Use or disclosure by credit reporting bodies
 (1) If a credit reporting body makes a pre‑screening assessment in relation to direct marketing by, or on behalf of, a credit provider, the body must not use or disclose the assessment.
Civil penalty: 2,000 penalty units.
 (2) Subsection (1) does not apply if:
 (a) the credit reporting body discloses the pre‑screening assessment for the purposes of the direct marketing by, or on behalf of, the credit provider; and
 (b) the recipient of the assessment is an entity (other than the provider) that has an Australian link.
 (3) If the credit reporting body discloses the pre‑screening assessment under subsection (2), the body must make a written note of that disclosure.
Civil penalty: 500 penalty units.

Use or disclosure by recipients
 (4) If the credit reporting body discloses the pre‑screening assessment under subsection (2), the recipient must not use or disclose the assessment.

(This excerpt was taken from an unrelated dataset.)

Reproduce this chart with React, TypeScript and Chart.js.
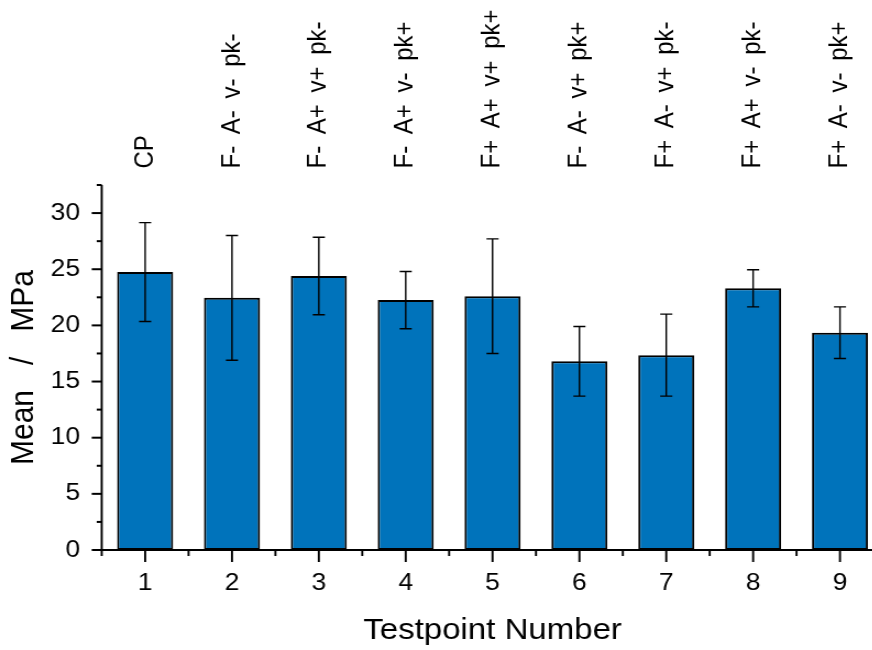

Civil penalty: 1,000 penalty units.
 (5) Subsection (4) does not apply if the recipient uses the pre‑screening assessment for the purposes of the direct marketing by, or on behalf of, the credit provider.
 (6) If the recipient uses the pre‑screening assessment under subsection (5), the recipient must make a written note of that use.
Civil penalty: 500 penalty units.

Interaction with the Australian Privacy Principles
 (7) If the recipient is an APP entity, Australian Privacy Principles 6, 7 and 8 do not apply to the recipient in relation to a pre‑screening assessment.